_WRITTEN EXERCISE_
Repeat the material exactly from its first line to the line that includes "const L = 122, R = 1050, T = 101, B = 564;". Skip pictures.

'''

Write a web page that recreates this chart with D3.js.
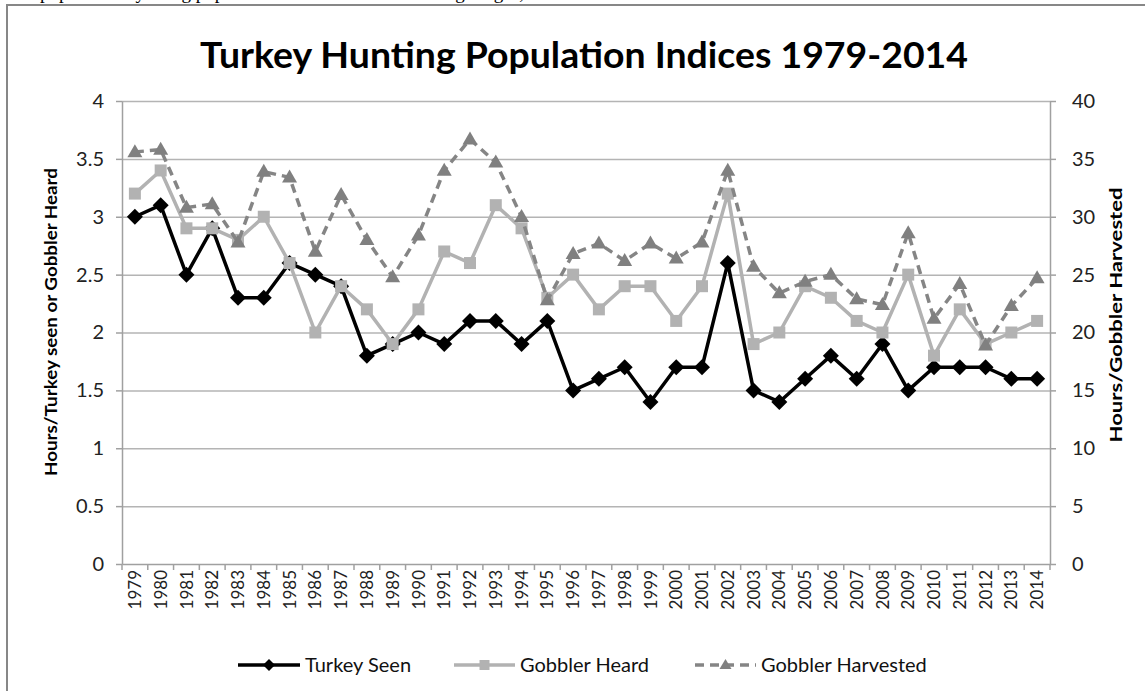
<!DOCTYPE html>
<html>
<head>
<meta charset="utf-8">
<script src="https://cdn.jsdelivr.net/npm/d3@7"></script>
<style>
  html, body { margin: 0; padding: 0; background: #fff; }
  svg { display: block; }
  text { font-family: Lato, "Noto Sans", sans-serif; }
</style>
</head>
<body>
<svg id="chart" width="1145" height="691"></svg>
<script>
// ---------- data ----------
const years = ["1979","1980","1981","1982","1983","1984","1985","1986","1987","1988",
  "1989","1990","1991","1992","1993","1994","1995","1996","1997","1998","1999","2000",
  "2001","2002","2003","2004","2005","2006","2007","2008","2009","2010","2011","2012",
  "2013","2014"];
const turkeySeen = [3.0,3.1,2.5,2.9,2.3,2.3,2.6,2.5,2.4,1.8,1.9,2.0,1.9,2.1,2.1,1.9,2.1,
  1.5,1.6,1.7,1.4,1.7,1.7,2.6,1.5,1.4,1.6,1.8,1.6,1.9,1.5,1.7,1.7,1.7,1.6,1.6];
const gobblerHeard = [3.2,3.4,2.9,2.9,2.8,3.0,2.6,2.0,2.4,2.2,1.9,2.2,2.7,2.6,3.1,2.9,2.3,
  2.5,2.2,2.4,2.4,2.1,2.4,3.2,1.9,2.0,2.4,2.3,2.1,2.0,2.5,1.8,2.2,1.9,2.0,2.1];
const gobblerHarvested = [35.6,35.8,30.8,31.1,27.8,33.9,33.4,27.0,31.9,28.0,24.8,28.4,34.0,
  36.7,34.7,30.0,22.8,26.8,27.7,26.2,27.7,26.4,27.8,34.0,25.7,23.4,24.4,25.0,22.9,22.4,
  28.6,21.2,24.2,18.9,22.3,24.7];
const leftTicks = [0,0.5,1,1.5,2,2.5,3,3.5,4];
const leftTickLabels = ["0","0.5","1","1.5","2","2.5","3","3.5","4"];
const rightTicks = [0,5,10,15,20,25,30,35,40];
const seriesNames = ["Turkey Seen","Gobbler Heard","Gobbler Harvested"];
const titleText = "Turkey Hunting Population Indices 1979-2014";
const leftTitle = "Hours/Turkey seen or Gobbler Heard";
const rightTitle = "Hours/Gobbler Harvested";
const pageText = "population by using population indices over the hunting ranges, the";

// ---------- layout ----------
const svg = d3.select("#chart");
const L = 122, R = 1050, T = 101, B = 564;

const x = d3.scaleBand().domain(years).range([L, R]);
const yL = d3.scaleLinear().domain([0, 4]).range([B, T]);
const yR = d3.scaleLinear().domain([0, 40]).range([B, T]);
const cx = d => x(d) + x.bandwidth() / 2;

// page text fragment at top (clipped by the page edge, as in the reference)
svg.append("text").attr("x", 40).attr("y", -1)
  .style("font-family", "'Liberation Serif', serif").style("font-size", "19px")
  .attr("fill", "#000").text(pageText);

// chart frame
svg.append("rect").attr("x", 7).attr("y", 5).attr("width", 1200).attr("height", 800)
  .attr("fill", "#fff").attr("stroke", "#878787").attr("stroke-width", 2);

// gridlines
const grid = svg.append("g").attr("transform", `translate(${L},0)`)
  .call(d3.axisLeft(yL).tickValues(leftTicks.slice(1)).tickSize(-(R - L)).tickFormat(""));
grid.select(".domain").remove();
grid.selectAll("line").attr("stroke", "#b4b4b4").attr("stroke-width", 1.5);

// left axis
const axL = svg.append("g").attr("transform", `translate(${L},0)`)
  .call(d3.axisLeft(yL).tickValues(leftTicks).tickSize(6).tickSizeOuter(0)
    .tickFormat((d, i) => leftTickLabels[i]).tickPadding(12));
axL.select(".domain").attr("stroke", "#a0a0a0").attr("stroke-width", 1.5);
axL.selectAll("line").attr("stroke", "#a0a0a0").attr("stroke-width", 1.5);
axL.selectAll("text").style("font-size", "20px").attr("fill", "#222");

// right axis
const axR = svg.append("g").attr("transform", `translate(${R},0)`)
  .call(d3.axisRight(yR).tickValues(rightTicks).tickSize(6).tickSizeOuter(0).tickPadding(16));
axR.select(".domain").attr("stroke", "#a0a0a0").attr("stroke-width", 1.5);
axR.selectAll("line").attr("stroke", "#a0a0a0").attr("stroke-width", 1.5);
axR.selectAll("text").style("font-size", "20px").attr("fill", "#222");

// bottom axis
const axB = svg.append("g").attr("transform", `translate(0,${B})`)
  .call(d3.axisBottom(x).tickSize(0).tickSizeOuter(0));
axB.select(".domain").attr("stroke", "#a0a0a0").attr("stroke-width", 1.5);
axB.selectAll("text")
  .attr("transform", "rotate(-90)")
  .attr("text-anchor", "end")
  .attr("x", -6).attr("y", 0).attr("dy", "0.36em")
  .style("font-size", "17px").attr("fill", "#222");
// band boundary tick marks
axB.selectAll(".btick").data(years.concat(["end"])).enter().append("line")
  .attr("class", "btick")
  .attr("x1", d => d === "end" ? R : x(d)).attr("x2", d => d === "end" ? R : x(d))
  .attr("y1", 0).attr("y2", 6).attr("stroke", "#a0a0a0").attr("stroke-width", 1.5);

// title
svg.append("text").attr("x", 584).attr("y", 68).attr("text-anchor", "middle")
  .style("font-size", "37px").style("font-weight", "bold")
  .attr("textLength", 768).attr("lengthAdjust", "spacingAndGlyphs")
  .text(titleText);

// axis titles
svg.append("text").attr("transform", "translate(57,322) rotate(-90)")
  .attr("text-anchor", "middle").style("font-size", "17px").style("font-weight", "bold")
  .attr("textLength", 308).attr("lengthAdjust", "spacingAndGlyphs")
  .text(leftTitle);
svg.append("text").attr("transform", "translate(1122,315) rotate(-90)")
  .attr("text-anchor", "middle").style("font-size", "17px").style("font-weight", "bold")
  .attr("textLength", 255).attr("lengthAdjust", "spacingAndGlyphs")
  .text(rightTitle);

// ---------- series ----------
const diamond = r => `M0,${-r}L${r},0L0,${r}L${-r},0Z`;
const square = s => `M${-s/2},${-s/2}h${s}v${s}h${-s}Z`;
const triangle = (w, h) => `M0,${-h*0.6}L${w/2},${h*0.4}L${-w/2},${h*0.4}Z`;

const styles = [
  { data: turkeySeen, y: yL, color: "#000000", dash: null, marker: diamond(8), mcolor: "#000000" },
  { data: gobblerHeard, y: yL, color: "#b2b2b2", dash: null, marker: square(12), mcolor: "#b2b2b2" },
  { data: gobblerHarvested, y: yR, color: "#858585", dash: "9,6", marker: triangle(15, 13), mcolor: "#808080" }
];

styles.forEach(s => {
  const line = d3.line().x((d, i) => cx(years[i])).y(d => s.y(d));
  svg.append("path").datum(s.data).attr("d", line)
    .attr("fill", "none").attr("stroke", s.color).attr("stroke-width", 3.5)
    .attr("stroke-linejoin", "round")
    .attr("stroke-dasharray", s.dash);
  svg.append("g").selectAll("path").data(s.data).enter().append("path")
    .attr("d", s.marker)
    .attr("transform", (d, i) => `translate(${cx(years[i])},${s.y(d)})`)
    .attr("fill", s.mcolor);
});

// ---------- legend ----------
const legendY = 665;
const legendItems = [
  { x0: 238, x1: 300, tx: 305, style: styles[0], marker: diamond(6) },
  { x0: 454, x1: 515, tx: 520, style: styles[1], marker: square(10) },
  { x0: 695, x1: 756, tx: 761, style: styles[2], marker: triangle(12, 10) }
];
legendItems.forEach((it, i) => {
  const g = svg.append("g");
  g.append("line").attr("x1", it.x0).attr("x2", it.x1).attr("y1", legendY).attr("y2", legendY)
    .attr("stroke", it.style.color).attr("stroke-width", 3.5)
    .attr("stroke-dasharray", it.style.dash);
  g.append("path").attr("d", it.marker)
    .attr("transform", `translate(${(it.x0 + it.x1) / 2},${legendY})`)
    .attr("fill", it.style.mcolor);
  g.append("text").attr("x", it.tx).attr("y", legendY).attr("dy", "0.35em")
    .style("font-size", "20px").attr("fill", "#111")
    .text(seriesNames[i]);
});
</script>
</body>
</html>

'''

_OUTPUT_
Write a web page that recreates this chart with D3.js.
<!DOCTYPE html>
<html>
<head>
<meta charset="utf-8">
<script src="https://cdn.jsdelivr.net/npm/d3@7"></script>
<style>
  html, body { margin: 0; padding: 0; background: #fff; }
  svg { display: block; }
  text { font-family: Lato, "Noto Sans", sans-serif; }
</style>
</head>
<body>
<svg id="chart" width="1145" height="691"></svg>
<script>
// ---------- data ----------
const years = ["1979","1980","1981","1982","1983","1984","1985","1986","1987","1988",
  "1989","1990","1991","1992","1993","1994","1995","1996","1997","1998","1999","2000",
  "2001","2002","2003","2004","2005","2006","2007","2008","2009","2010","2011","2012",
  "2013","2014"];
const turkeySeen = [3.0,3.1,2.5,2.9,2.3,2.3,2.6,2.5,2.4,1.8,1.9,2.0,1.9,2.1,2.1,1.9,2.1,
  1.5,1.6,1.7,1.4,1.7,1.7,2.6,1.5,1.4,1.6,1.8,1.6,1.9,1.5,1.7,1.7,1.7,1.6,1.6];
const gobblerHeard = [3.2,3.4,2.9,2.9,2.8,3.0,2.6,2.0,2.4,2.2,1.9,2.2,2.7,2.6,3.1,2.9,2.3,
  2.5,2.2,2.4,2.4,2.1,2.4,3.2,1.9,2.0,2.4,2.3,2.1,2.0,2.5,1.8,2.2,1.9,2.0,2.1];
const gobblerHarvested = [35.6,35.8,30.8,31.1,27.8,33.9,33.4,27.0,31.9,28.0,24.8,28.4,34.0,
  36.7,34.7,30.0,22.8,26.8,27.7,26.2,27.7,26.4,27.8,34.0,25.7,23.4,24.4,25.0,22.9,22.4,
  28.6,21.2,24.2,18.9,22.3,24.7];
const leftTicks = [0,0.5,1,1.5,2,2.5,3,3.5,4];
const leftTickLabels = ["0","0.5","1","1.5","2","2.5","3","3.5","4"];
const rightTicks = [0,5,10,15,20,25,30,35,40];
const seriesNames = ["Turkey Seen","Gobbler Heard","Gobbler Harvested"];
const titleText = "Turkey Hunting Population Indices 1979-2014";
const leftTitle = "Hours/Turkey seen or Gobbler Heard";
const rightTitle = "Hours/Gobbler Harvested";
const pageText = "population by using population indices over the hunting ranges, the";

// ---------- layout ----------
const svg = d3.select("#chart");
const L = 122, R = 1050, T = 101, B = 564;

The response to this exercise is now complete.